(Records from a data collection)
___
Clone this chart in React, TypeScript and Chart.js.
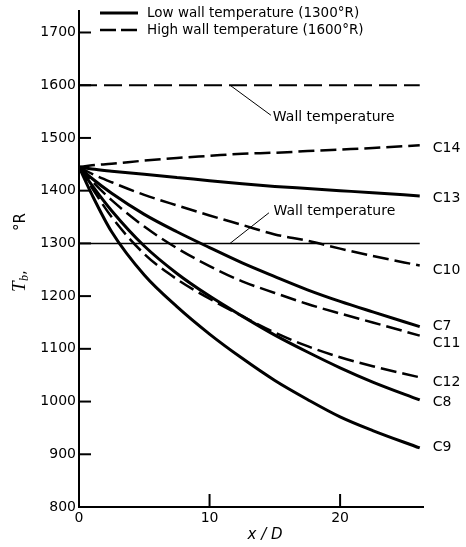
import React, { useEffect, useRef } from "react";
import { Chart, registerables } from "chart.js";

Chart.register(...registerables);

// ---- data ----
const xPositions = [0, 1, 2.5, 5, 7.5, 10, 12.5, 15, 17.5, 20, 22.5, 26.1];
const c14 = [1445, 1448, 1451, 1457, 1462, 1466, 1470, 1472, 1475, 1478, 1481, 1486];
const c13 = [1445, 1441, 1437, 1431, 1425, 1419, 1413, 1408, 1404, 1400, 1396, 1390];
const c10 = [1445, 1432, 1416, 1392, 1372, 1353, 1335, 1317, 1305, 1290, 1276, 1258];
const c7 = [1445, 1423, 1395, 1355, 1322, 1292, 1263, 1237, 1212, 1190, 1170, 1142];
const c11 = [1445, 1418, 1382, 1332, 1291, 1257, 1228, 1206, 1185, 1167, 1150, 1125];
const c12 = [1445, 1405, 1350, 1280, 1232, 1195, 1162, 1131, 1105, 1084, 1067, 1046];
const c8 = [1445, 1410, 1362, 1295, 1243, 1200, 1162, 1126, 1094, 1064, 1037, 1003];
const c9 = [1445, 1392, 1322, 1240, 1180, 1128, 1082, 1040, 1004, 971, 945, 912];

const curveNames = ["C14", "C13", "C10", "C7", "C11", "C12", "C8", "C9"];
const curveValues = [c14, c13, c10, c7, c11, c12, c8, c9];
const curveIsHighWall = [true, false, true, false, true, true, false, false];

const wallXs = [0, 26.1];
const highWallTemp = [1600, 1600];
const lowWallTemp = [1300, 1300];

const xTickValues = [0, 10, 20];
const yTickValues = [800, 900, 1000, 1100, 1200, 1300, 1400, 1500, 1600, 1700];

const legendLabels = ["Low wall temperature (1300\u00b0R)", "High wall temperature (1600\u00b0R)"];
const wallLabel = "Wall temperature";
const xTitle = "x / D";

// ---- layout / style constants ----
const X_MIN = 0;
const X_MAX = 26.35;
const Y_MIN = 800;
const Y_MAX = 1740;
const FONT = "DejaVu Sans";
const labelDy = [3, 2, 5, 0, 8, 5, 2, -1];
const leaders = [
  { from: [11.57, 1600], to: [14.7, 1543], text: [14.85, 1539] },
  { from: [11.57, 1300], to: [14.55, 1358], text: [14.9, 1361] },
];

function pts(xs: number[], ys: number[]) {
  return xs.map((x, i) => ({ x, y: ys[i] }));
}

const annotationPlugin = {
  id: "annotations",
  afterDatasetsDraw(chart: any) {
    const { ctx, scales } = chart;
    const xs = scales.x;
    const ys = scales.y;
    const left = chart.chartArea.left;
    const bottom = chart.chartArea.bottom;
    ctx.save();
    ctx.strokeStyle = "#000";
    ctx.fillStyle = "#000";
    ctx.setLineDash([]);

    // inward tick marks
    ctx.lineWidth = 2;
    yTickValues.forEach((v) => {
      const py = ys.getPixelForValue(v);
      ctx.beginPath();
      ctx.moveTo(left, py);
      ctx.lineTo(left + 12, py);
      ctx.stroke();
    });
    xTickValues.forEach((v) => {
      if (v === 0) return;
      const px = xs.getPixelForValue(v);
      ctx.beginPath();
      ctx.moveTo(px, bottom);
      ctx.lineTo(px, bottom - 13);
      ctx.stroke();
    });

    // leaders + wall labels
    ctx.lineWidth = 1;
    ctx.font = `14px ${FONT}`;
    ctx.textAlign = "left";
    ctx.textBaseline = "middle";
    leaders.forEach((l) => {
      ctx.beginPath();
      ctx.moveTo(xs.getPixelForValue(l.from[0]), ys.getPixelForValue(l.from[1]));
      ctx.lineTo(xs.getPixelForValue(l.to[0]), ys.getPixelForValue(l.to[1]));
      ctx.stroke();
      ctx.fillText(wallLabel, xs.getPixelForValue(l.text[0]), ys.getPixelForValue(l.text[1]));
    });

    // curve labels
    curveNames.forEach((name, i) => {
      const vals = curveValues[i];
      const px = xs.getPixelForValue(xPositions[xPositions.length - 1]) + 13;
      const py = ys.getPixelForValue(vals[vals.length - 1]) + labelDy[i];
      ctx.fillText(name, px, py);
    });

    // legend
    const lx0 = left + 21;
    const lx1 = left + 59;
    const rows = [13, 30];
    ctx.lineWidth = 3;
    ctx.beginPath();
    ctx.moveTo(lx0, rows[0]);
    ctx.lineTo(lx1, rows[0]);
    ctx.stroke();
    ctx.lineWidth = 2.5;
    ctx.setLineDash([16, 5]);
    ctx.beginPath();
    ctx.moveTo(lx0, rows[1]);
    ctx.lineTo(lx1, rows[1]);
    ctx.stroke();
    ctx.setLineDash([]);
    ctx.font = `13.5px ${FONT}`;
    legendLabels.forEach((t, i) => ctx.fillText(t, left + 68, rows[i]));

    // x title
    ctx.font = `italic 15px ${FONT}`;
    ctx.textAlign = "center";
    ctx.fillText(xTitle, xs.getPixelForValue(14.25), 535);

    // y title (rotated)
    ctx.save();
    ctx.translate(18, 0);
    ctx.rotate(-Math.PI / 2);
    ctx.textAlign = "left";
    ctx.textBaseline = "alphabetic";
    ctx.font = `italic 19px "Liberation Serif"`;
    ctx.fillText("T", -292, 7);
    ctx.font = `italic 12px "Liberation Serif"`;
    ctx.fillText("b", -281, 10);
    ctx.font = `15px ${FONT}`;
    ctx.fillText(",", -275, 7);
    ctx.fillText("\u00b0R", -231, 7);
    ctx.restore();

    ctx.restore();
  },
};

export default function App() {
  const ref = useRef<HTMLCanvasElement | null>(null);
  useEffect(() => {
    if (!ref.current) return;
    const datasets: any[] = [];
    datasets.push({
      label: "wall1600",
      data: pts(wallXs, highWallTemp),
      borderColor: "#000",
      borderWidth: 2,
      borderDash: [18, 7],
      pointRadius: 0,
    });
    datasets.push({
      label: "wall1300",
      data: pts(wallXs, lowWallTemp),
      borderColor: "#000",
      borderWidth: 1.5,
      pointRadius: 0,
    });
    curveNames.forEach((name, i) => {
      datasets.push({
        label: name,
        data: pts(xPositions, curveValues[i]),
        borderColor: "#000",
        borderWidth: curveIsHighWall[i] ? 2.5 : 3,
        borderDash: curveIsHighWall[i] ? [16, 6] : [],
        pointRadius: 0,
        cubicInterpolationMode: "monotone",
      });
    });
    const chart = new Chart(ref.current, {
      type: "line",
      data: { datasets },
      options: {
        responsive: false,
        animation: false,
        events: [],
        layout: { padding: { left: 29, right: 43, top: 10, bottom: 14 } },
        plugins: { legend: { display: false }, tooltip: { enabled: false }, title: { display: false } },
        scales: {
          x: {
            type: "linear",
            min: X_MIN,
            max: X_MAX,
            afterBuildTicks: (s: any) => {
              s.ticks = xTickValues.map((v) => ({ value: v }));
            },
            afterFit: (s: any) => {
              s.height = 26;
            },
            grid: { display: true, drawOnChartArea: false, drawTicks: false },
            border: { display: true, color: "#000", width: 2 },
            ticks: {
              color: "#000",
              padding: 3,
              font: { family: FONT, size: 14 },
              maxRotation: 0,
              callback: (v: any) => String(v),
            },
          },
          y: {
            type: "linear",
            min: Y_MIN,
            max: Y_MAX,
            afterBuildTicks: (s: any) => {
              s.ticks = yTickValues.map((v) => ({ value: v }));
            },
            afterFit: (s: any) => {
              s.width = 50;
            },
            grid: { display: true, drawOnChartArea: false, drawTicks: false },
            border: { display: true, color: "#000", width: 2 },
            ticks: {
              color: "#000",
              padding: 3,
              font: { family: FONT, size: 14 },
              callback: (v: any) => String(v),
            },
          },
        },
      },
      plugins: [annotationPlugin],
    });
    return () => chart.destroy();
  }, []);
  return (
    <div style={{ position: "absolute", left: 0, top: 0, width: 466, height: 547, background: "#fff" }}>
      <canvas ref={ref} width={466} height={547} />
    </div>
  );
}
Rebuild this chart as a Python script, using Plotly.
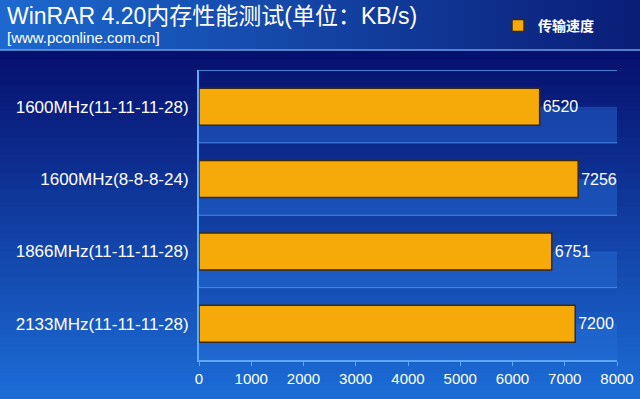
import plotly.graph_objects as go

categories = ["1600MHz(11-11-11-28)", "1600MHz(8-8-8-24)", "1866MHz(11-11-11-28)", "2133MHz(11-11-11-28)"]
speed = [6520, 7256, 6751, 7200]
x_ticks = [0, 1000, 2000, 3000, 4000, 5000, 6000, 7000, 8000]
series_name = "传输速度"
title_text = "WinRAR 4.20内存性能测试(单位：KB/s)"
subtitle_text = "[www.pconline.com.cn]"

W, H = 640, 399
ML, MR, MT, MB = 199, 23, 70, 39
PW, PH = W - ML - MR, H - MT - MB

def px2x(px):
    return (px - ML) / PW

def py2y(py):
    return (H - MB - py) / PH

def lerp(c1, c2, t):
    return "rgb(%d,%d,%d)" % tuple(round(a + (b - a) * t) for a, b in zip(c1, c2))

shapes = []
# header horizontal gradient
n = 40
for i in range(n):
    x0 = i * W / n
    x1 = (i + 1) * W / n + 1
    shapes.append(dict(type="rect", xref="paper", yref="paper", layer="below",
                       x0=px2x(x0), x1=px2x(x1), y0=py2y(50), y1=py2y(0),
                       fillcolor=lerp((28, 104, 206), (10, 30, 120), i / (n - 1)), line_width=0))
# body vertical gradient
m = 40
top, bot = 50, H
for i in range(m):
    y0 = top + i * (bot - top) / m
    y1 = top + (i + 1) * (bot - top) / m + 1
    shapes.append(dict(type="rect", xref="paper", yref="paper", layer="below",
                       x0=px2x(0), x1=px2x(W), y0=py2y(y1), y1=py2y(y0),
                       fillcolor=lerp((6, 16, 110), (28, 108, 214), i / (m - 1)), line_width=0))
# header separator line
shapes.append(dict(type="line", xref="paper", yref="paper", layer="below",
                   x0=px2x(0), x1=px2x(W), y0=py2y(50), y1=py2y(50),
                   line=dict(color="rgb(110,160,230)", width=1.5)))
# lighter lower half of each band (3D floor effect) and band gridlines
for i in range(len(categories)):
    shapes.append(dict(type="rect", xref="x", yref="y", layer="below",
                       x0=x_ticks[0], x1=x_ticks[-1], y0=i, y1=i + 0.5,
                       fillcolor="rgba(40,110,215,0.45)", line_width=0))
    shapes.append(dict(type="line", xref="x", yref="y", layer="below",
                       x0=x_ticks[0], x1=x_ticks[-1], y0=i - 0.5, y1=i - 0.5,
                       line=dict(color="rgba(90,150,240,0.8)", width=1)))

fig = go.Figure()
fig.add_trace(go.Bar(
    y=categories, x=speed, orientation="h", name=series_name,
    width=0.51,
    marker=dict(color="#f6aa0a", line=dict(color="#3a2a10", width=1.5)),
    text=[str(v) for v in speed], textposition="outside",
    textfont=dict(color="white", size=16, family="Liberation Sans, Arial"),
    cliponaxis=False,
))

fig.update_layout(
    width=W, height=H,
    margin=dict(l=ML, r=MR, t=MT, b=MB, autoexpand=False),
    paper_bgcolor="rgb(14,50,150)",
    plot_bgcolor="rgba(0,0,0,0)",
    shapes=shapes,
    showlegend=True,
    legend=dict(x=px2x(498), y=py2y(10), xanchor="left", yanchor="top",
                bgcolor="rgba(0,0,0,0)",
                font=dict(color="white", size=14, family="Noto Sans CJK SC", weight="bold"),
                itemwidth=30),
    annotations=[
        dict(text=title_text, xref="paper", yref="paper", x=px2x(5), y=py2y(1),
             xanchor="left", yanchor="top", showarrow=False,
             font=dict(color="white", size=23, family="Liberation Sans, Noto Sans CJK SC")),
        dict(text=subtitle_text, xref="paper", yref="paper", x=px2x(5), y=py2y(27),
             xanchor="left", yanchor="top", showarrow=False,
             font=dict(color="white", size=15, family="Liberation Sans, Arial")),
    ],
    xaxis=dict(range=[x_ticks[0], x_ticks[-1]], tickvals=x_ticks, showgrid=False,
               zeroline=False, showline=True, linecolor="rgb(90,170,255)", linewidth=1.5,
               ticks="outside", ticklen=4, tickcolor="rgb(90,170,255)",
               tickfont=dict(color="white", size=15, family="Liberation Sans, Arial")),
    yaxis=dict(autorange="reversed", showgrid=False, zeroline=False, showline=True,
               linecolor="rgb(90,170,255)", linewidth=2, ticks="",
               ticklabelstandoff=5,
               tickfont=dict(color="white", size=17, family="Liberation Sans, Arial")),
    bargap=0.49,
)

fig.write_html("out.html", config={"displayModeBar": False},
               post_script="document.body.style.margin='0';document.body.style.overflow='hidden';")
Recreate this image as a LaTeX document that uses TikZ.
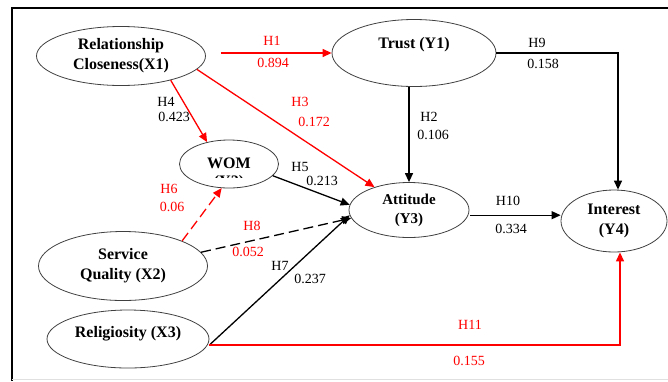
___
▶ _Required work_:
Both the first line of the records above and the line containing "971, 945, 912];" belong in the copy; please return them and every line between, exactly, minus the pictures.

▶ _Response_:
Clone this chart in React, TypeScript and Chart.js.
import React, { useEffect, useRef } from "react";
import { Chart, registerables } from "chart.js";

Chart.register(...registerables);

// ---- data ----
const xPositions = [0, 1, 2.5, 5, 7.5, 10, 12.5, 15, 17.5, 20, 22.5, 26.1];
const c14 = [1445, 1448, 1451, 1457, 1462, 1466, 1470, 1472, 1475, 1478, 1481, 1486];
const c13 = [1445, 1441, 1437, 1431, 1425, 1419, 1413, 1408, 1404, 1400, 1396, 1390];
const c10 = [1445, 1432, 1416, 1392, 1372, 1353, 1335, 1317, 1305, 1290, 1276, 1258];
const c7 = [1445, 1423, 1395, 1355, 1322, 1292, 1263, 1237, 1212, 1190, 1170, 1142];
const c11 = [1445, 1418, 1382, 1332, 1291, 1257, 1228, 1206, 1185, 1167, 1150, 1125];
const c12 = [1445, 1405, 1350, 1280, 1232, 1195, 1162, 1131, 1105, 1084, 1067, 1046];
const c8 = [1445, 1410, 1362, 1295, 1243, 1200, 1162, 1126, 1094, 1064, 1037, 1003];
const c9 = [1445, 1392, 1322, 1240, 1180, 1128, 1082, 1040, 1004, 971, 945, 912];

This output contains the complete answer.